Fatma Aliye’nin ilk telif eseri, önce Tercüman-ı Hakikat gazetesinde tefrika edilen Hayal ve Hakikat’in “Vefa” başlıklı bölümüdür. Yazarın ‘Bir Kadın’ imzasını kullandığı iki bölümlük bu romanın “Vedat” başlıklı bölümü Mithat Efendi’ye aitti. Meram etrafındaki savunmalardan sonra “Bu iki imzanın yan yanalığının bir başka anlamı, bu kadın yazarın Mithat Efendi’nin takdimi kadar koruması altında olduğudur.
Böylece Fatma Aliye Hanım’ın edebiyat dünyasına kabulüne ılımlı bir geçiş hazırlanmış” oldu.
- yüzyıl roman yazarlarından Fatma Aliye, kurmaca metinlerinde kadınların eğitim ve boşanma hakkı, evlilik ve çalışma hayatı gibi toplumdaki temel sorunlarına değindi ve dönemine göre oldukça cesur ve güçlü kadın portreleri çizdi.

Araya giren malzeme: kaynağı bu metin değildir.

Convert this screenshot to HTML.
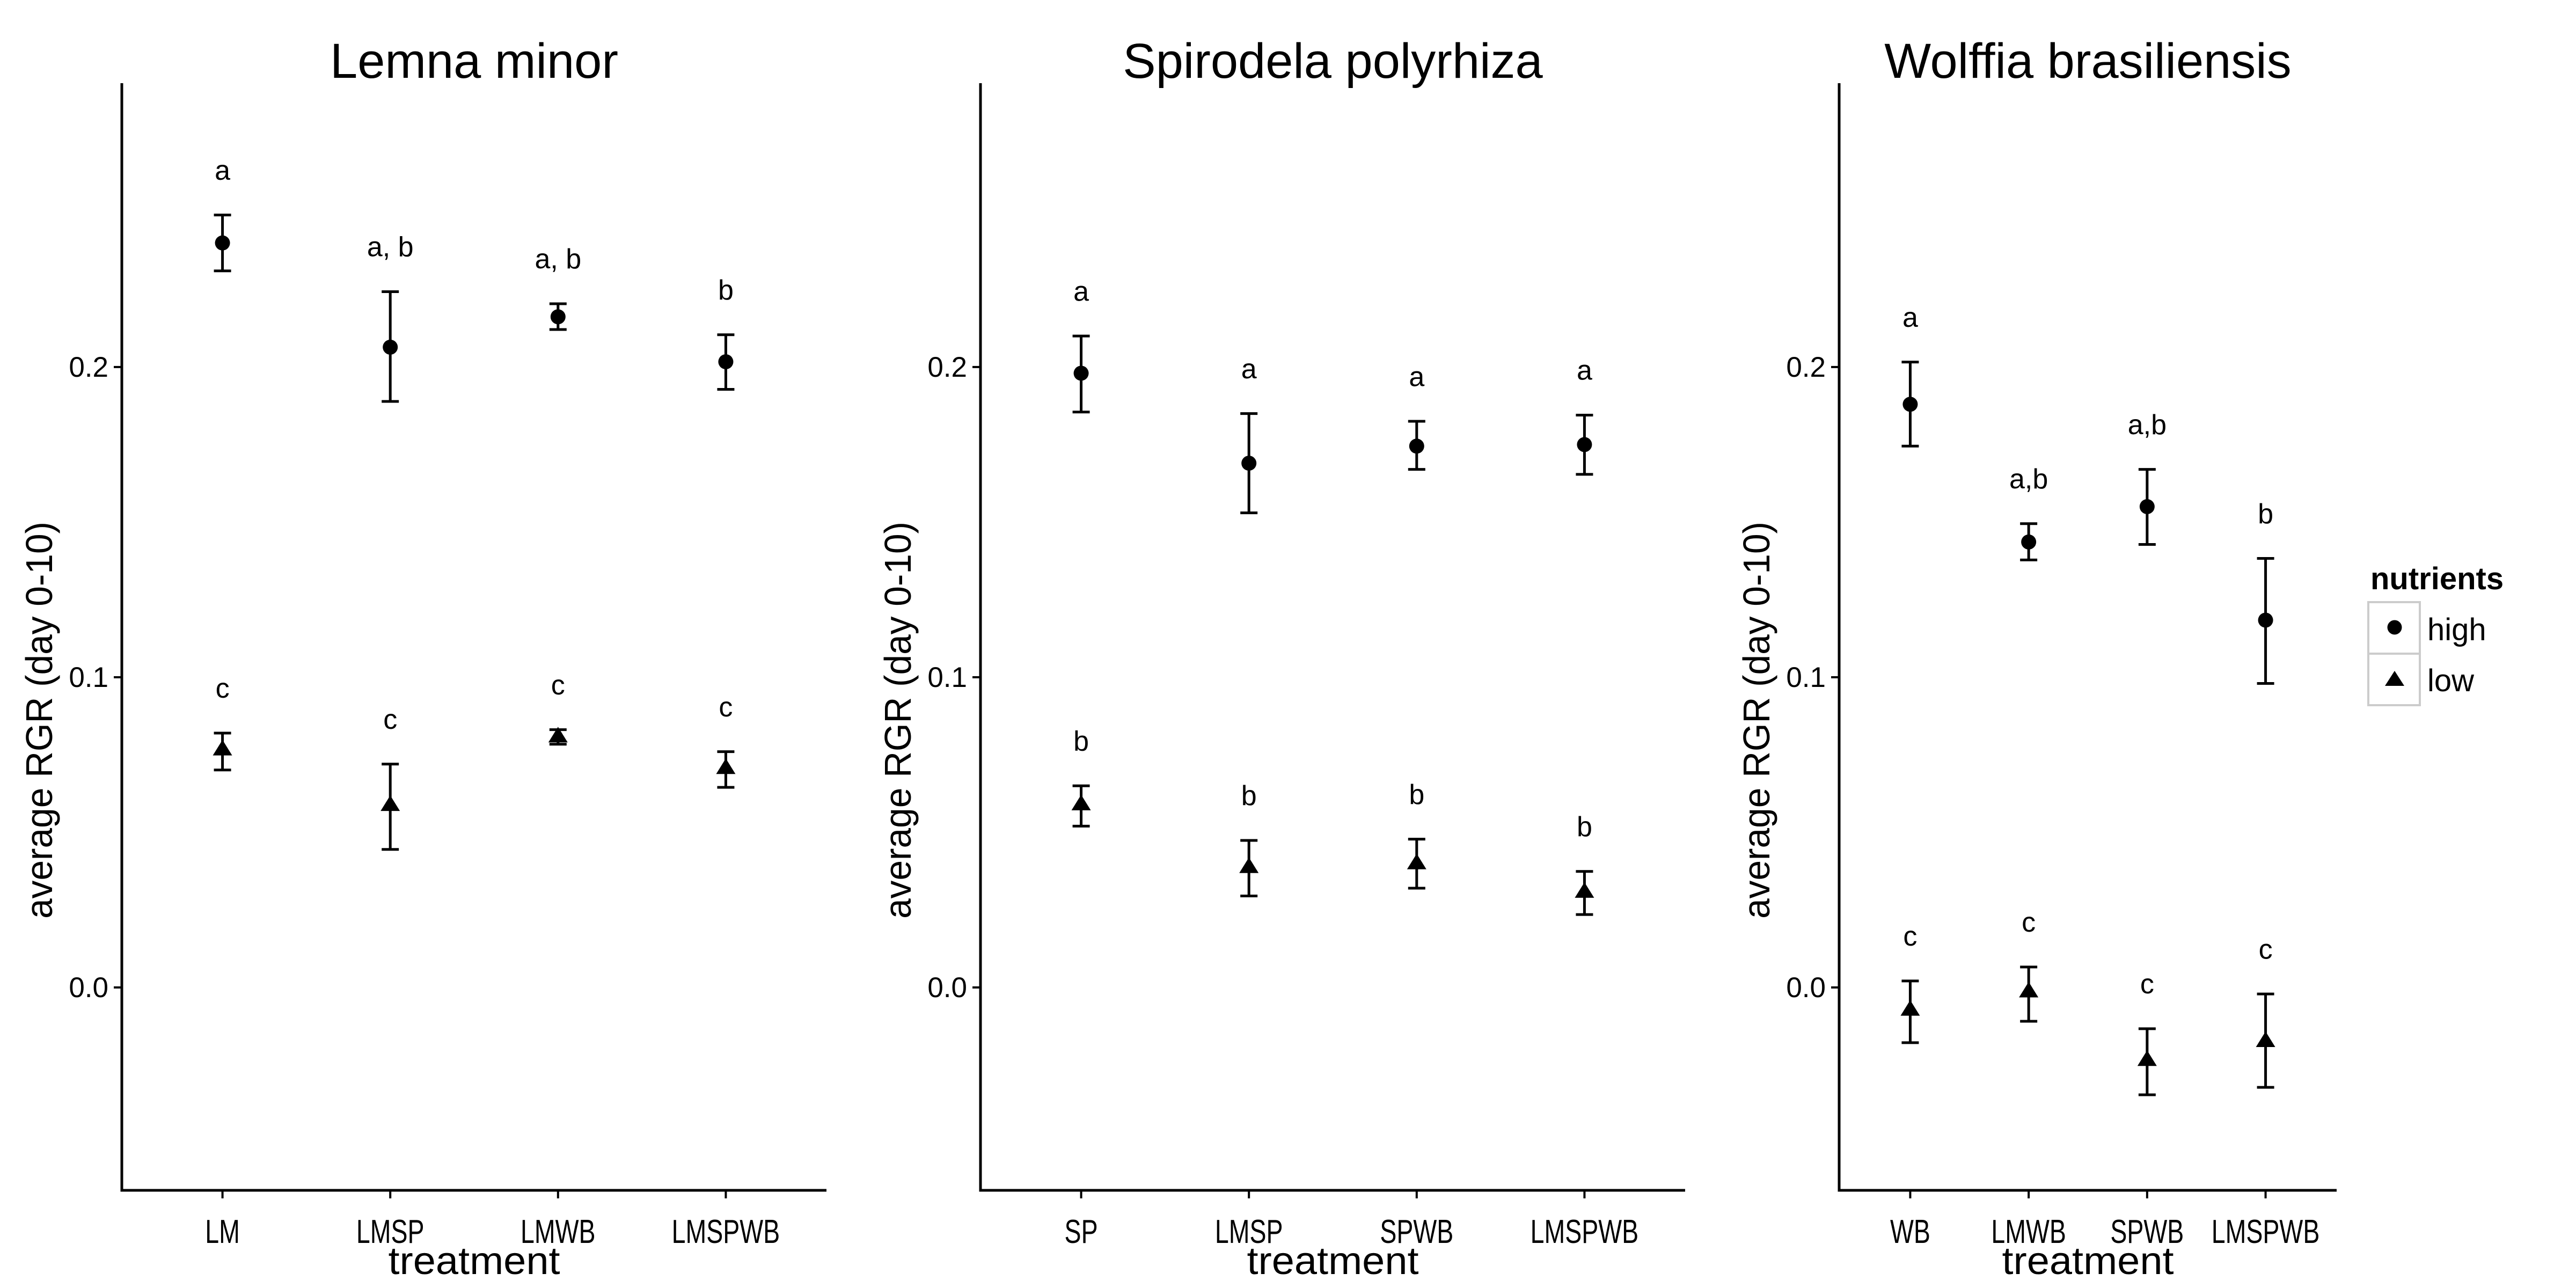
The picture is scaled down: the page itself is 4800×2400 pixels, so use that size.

Devrin hükümdarı Abdülhamit tarafından da görevlendirildi ve şefkat madalyasıyla ödüllendirildi. Nisvan-ı İslam, Namdaran-ı Zenan-ı İslamiyan, yazarın bu amaca yönelik olarak yazdığı eserler oldu. Önce Tercüman-ı Hakikat gazetesinde tefrika edilen ve Olga de Labedeff tarafından Fransızcaya çevrilen Nisvan-ı İslam, bir Osmanlı kadını tarafından yazılmış ve Batı dillerine çevrilmiş ilk metin olma değerini kazandı. Ayrıca Nazıma Roukié tarafından da Arapçaya çevrilen Nisvan-ı İslam dolayısıyla dikkati çeken yazar, 1893’te Chicago Kitap Fuarı’na davet edildi. Hayal ve Hakikat, Muhadarat ve Nisvan-ı İslam ile bu sergiye katılan Fatma Aliye Hanım’ın biyografisi de The Woman’s Library of the World’s Fair’de yayımlandı ve ilgi gördü.
Felsefe ve tarihle de ilgilenen Fatma Aliye, bu konuda da eserler kaleme aldı. En son çalışması 1908 Meşrutiyeti sonrasında babasına yapılan eleştirileri cevaplamak için yazdığı Ahmet Cevdet Paşa ve Zamanı adlı eseriydi. Çalışmanın ilgi görmemesi eserin tamamlanmamasına yol açtı. Bu romanında Meşrutiyet sonrası siyasal yaşamı ortaya koymayı amaçladı. Fatma Aliye Hanım devri içinde sadece kalem faaliyetiyle değil kadınların toplumsal hayata katılmaları ve sosyal sorumluluklar üstlenmeleri konusunda da öncülük etmişti. Fatma Aliye Hanım’ın II. Meşrutiyet yıllarına kadar yaygın bir ünü olmuştur.
2009 yılından itibaren 50 Türk Lirası üzerinde resmi yer alan Fatma Aliye Topuz’un eserlerine bu tarihten itibaren daha büyük bir ilgi başladı. Özellikle kadın yazarların edebiyat faaliyetlerine yönelik ilgi, onun eserlerinin de farklı zamanlarda tekrar basılmasını sağladı.
13 Temmuz 1936’da vefat etti. Kabri, Feriköy Mezarlığı’ndadır.